78I should add however that my impression of Mr Vicente, during his cross-examination, was entirely consistent with the picture that emerges from the evidence (including that of Ms Jones) of the way he conducted himself during the telephone conference on 8 November 2006. I have no doubt that Mr Vicente behaved and spoke in a manner that was self-assured, confident perhaps to a fault, and that brooked no opposition. I have no doubt that, during the telephone conference, Mr Vicente put Citigroup's position, based on his understanding of its policies and procedures, forcefully and repeatedly.
79The next witness called by Citigroup was Mr Manu Shinghal. Mr Shinghal was, from May 2005 to October 2006, the head of Loss Recoveries. In that position, he was Ms Jones' immediate superior. As I have said, Mr Shinghal moved to another position within the Citigroup empire at the end of October 2006.
80It was clear, during Mr Shinghal's cross-examination, that he had no real recollection of the relevant events. I have great difficulty in understanding how he could have been as positive as he was in his affidavit affirmed 7 June 2012, compared to his uncertainty in the witness box some five months later.
81Mr Shinghal was forced to accept that there were passages in his affidavit which were incorrect, or which overstated the relevant facts. I suspect that this may have reflected the fact that Mr Shinghal's evidence was really reconstruction based on his understanding of what was required by Citigroup's policies and procedures at the time.
82In general, to the extent that there is a conflict between the evidence of Mr Shinghal and the evidence of witnesses called by Shield, I prefer the evidence of the witnesses called by Shield.
83For example: there is a question as to whether Mr Shield had a conversation with Mr Shinghal concerning the dispute. Mr Shield said that there was such a conversation. Mr Shinghal said that there was not, and thus disputed the particular conversation to which Mr Shields had deposed. However, in Ms Jones' email of 10 November 2006 to Mr Vicente, she recorded among other things that "...Des Shield [sic] phoned and spoke with Manu Shinghal...". It is clear that Ms Jones must have based this on something said to her by Mr Shinghal, probably before he left the Sydney office of Citigroup at the end of October 2006. This undermines the reliability of Mr Shinghal's denial, and disposes me to accept Mr Shields' evidence on the point.

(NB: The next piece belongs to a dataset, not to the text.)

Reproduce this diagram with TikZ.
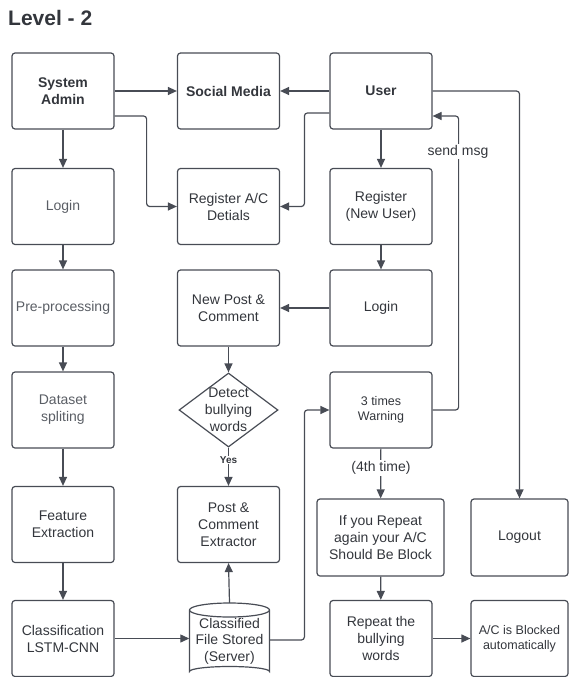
\documentclass[tikz,border=0pt]{standalone}
\usepackage{fontspec}
\setmainfont{Liberation Sans}
\usetikzlibrary{shapes.geometric,arrows.meta,calc}
\definecolor{linec}{HTML}{484C55}
\definecolor{txtc}{HTML}{33363C}
\definecolor{softc}{HTML}{5A5E65}
\tikzset{
  stepbox/.style={draw=linec, line width=1.2pt, rounded corners=3pt,
    minimum width=102pt, minimum height=76pt, inner sep=0pt, align=center,
    text=txtc, font=\fontsize{14}{17}\selectfont},
  boldbox/.style={stepbox, font=\fontsize{14}{17}\selectfont\bfseries},
  softbox/.style={stepbox, text=softc},
  smallbox/.style={stepbox, font=\fontsize{12.5}{15}\selectfont},
  conn/.style={draw=linec, line width=1.2pt, rounded corners=3pt,
    -{Triangle[length=9pt,width=8pt]}},
  lbl/.style={fill=white, inner sep=1pt, text=txtc, font=\fontsize{14}{17}\selectfont},
}
\begin{document}
\begin{tikzpicture}[x=1pt,y=-1pt]
\useasboundingbox (0,0) rectangle (570,677);

% heading
\node[anchor=base west, inner sep=0, text=txtc, font=\fontsize{21}{25}\selectfont\bfseries] (title) at (8,26) {Level - 2};

% left column: admin side
\node[boldbox] (sa)  at (63,91)    {System\\Admin};
\node[softbox] (lg1) at (63,206.5) {Login};
\node[softbox] (pre) at (63,308)   {Pre-processing};
\node[softbox] (ds)  at (63,410)   {Dataset\\spliting};
\node[stepbox] (fe)  at (63,524.5) {Feature\\Extraction};
\node[stepbox] (cls) at (63,638.5) {Classification\\LSTM-CNN};

% middle column
\node[boldbox] (sm)  at (228.5,91)    {Social Media};
\node[stepbox] (rac) at (228.5,206.5) {Register A/C\\Detials};
\node[stepbox] (np)  at (228.5,308)   {New Post \&\\Comment};
\node[draw=linec, line width=1.2pt, diamond, minimum width=99pt, minimum height=74pt, inner sep=0pt] (det) at (228.5,410) {};
\node[align=center, text=txtc, font=\fontsize{14}{17}\selectfont] (dett) at (det) {Detect\\bullying\\words};
\node[stepbox] (pce) at (228.5,524.5) {Post \&\\Comment\\Extractor};

% storage cylinder
\draw[draw=linec, line width=1.2pt, fill=white]
  (189.5,610) -- (189.5,671.5) arc[start angle=180, end angle=360, x radius=40, y radius=5]
  -- (269.5,610) arc[start angle=0, end angle=-180, x radius=40, y radius=7]
  arc[start angle=180, end angle=0, x radius=40, y radius=7];
\node[minimum width=80pt, minimum height=74pt, inner sep=0pt] (cyl) at (229.5,640) {};
\node[align=center, inner sep=0pt, text=txtc, font=\fontsize{14}{16.5}\selectfont] (cylt) at (229.5,641) {Classified\\File Stored\\(Server)};

% right column: user side
\node[boldbox] (us)  at (381,91)    {User};
\node[stepbox] (reg) at (381,206.5) {Register\\(New User)};
\node[stepbox] (lg2) at (381,308)   {Login};
\node[smallbox] (warn) at (381,410) {3 times\\Warning};
\node[stepbox, minimum width=127pt, minimum height=77pt] (rep) at (380.5,537.5) {If you Repeat\\again your A/C\\Should Be Block};
\node[stepbox] (rbw) at (381,638.5) {Repeat the\\bullying\\words};
\node[stepbox, minimum width=97pt, minimum height=77pt] (lo) at (519.5,537.5) {Logout};
\node[smallbox, minimum width=97pt] (blk) at (519.5,638.5) {A/C is Blocked\\automatically};

% admin flow
\draw[conn] (sa) -- (sm);
\draw[conn] ([yshift=-25pt]sa.east) -| ([xshift=32pt]sa.east |- rac.west) -- (rac.west);
\draw[conn] (sa) -- (lg1);
\draw[conn] (lg1) -- (pre);
\draw[conn] (pre) -- (ds);
\draw[conn] (ds) -- (fe);
\draw[conn] (fe) -- (cls);
\draw[conn] (cls.east) -- (cls.east -| cyl.west);

% user flow
\draw[conn] (us) -- (sm);
\draw[conn] ([yshift=-22pt]us.west) -| ([xshift=-25pt]us.west |- rac.east) -- (rac.east);
\draw[conn] (us) -- (reg);
\draw[conn] (us.east) -| (lo.north);
\draw[conn] (reg) -- (lg2);
\draw[conn] (lg2) -- (np);
\draw[conn] (np) -- (det);
\draw[conn] (det.south) -- (pce.north);
\node[fill=white, inner sep=1pt, text=txtc, font=\fontsize{10}{12}\selectfont\bfseries] (yes) at (228.5,460) {Yes};
\draw[conn] (cyl.north) -- (pce.south);
\draw[conn] (cyl.east) -| ([xshift=-25pt]warn.west) -- (warn.west);
\draw[conn] (warn.east) -| ([xshift=26pt,yshift=-25pt]us.east) -- ([yshift=-25pt]us.east);
\node[lbl] (sendmsg) at (458,151.5) {send msg};
\draw[conn] (warn) -- (rep);
\node[lbl] (fourth) at (381,468) {(4th time)};
\draw[conn] (rep) -- (rbw);
\draw[conn] (rbw.east) -- (rbw.east -| blk.west);
\end{tikzpicture}
\end{document}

84The next witness called by Citigroup was Ms Jennifer June Dunk. She was at the relevant time an agency liaison officer within the Agency Management Department of Citigroup's Debt Recovery unit. In that position, she reported to Ms Jones.
85By far the greater part of Ms Dunk's evidence was devoted to proving the records in respect of, and analysing, the various debt recovery files sent by Citigroup to Shield in respect of which there was a dispute as to commission. That evidence was essentially non-contentious.
86There were occasions, during Ms Dunk's cross-examination, where I thought that her evidence was heavily influenced by her perception of what might be consistent with Citigroup's policies and procedures, or Citigroup's interest more generally.
87There were some conflicts between the evidence of Ms Dunk and the evidence of Shield's witnesses, as to conversations and the like. In general, where there are such conflicts, I prefer the evidence given by Shields' witnesses (for example, Mr Bolger).
88Citigroup relied on the evidence of other witnesses, who gave their evidence by affidavit. Those witnesses were not required for cross-examination. In the circumstances, I accept the evidence of those witnesses so far as it goes.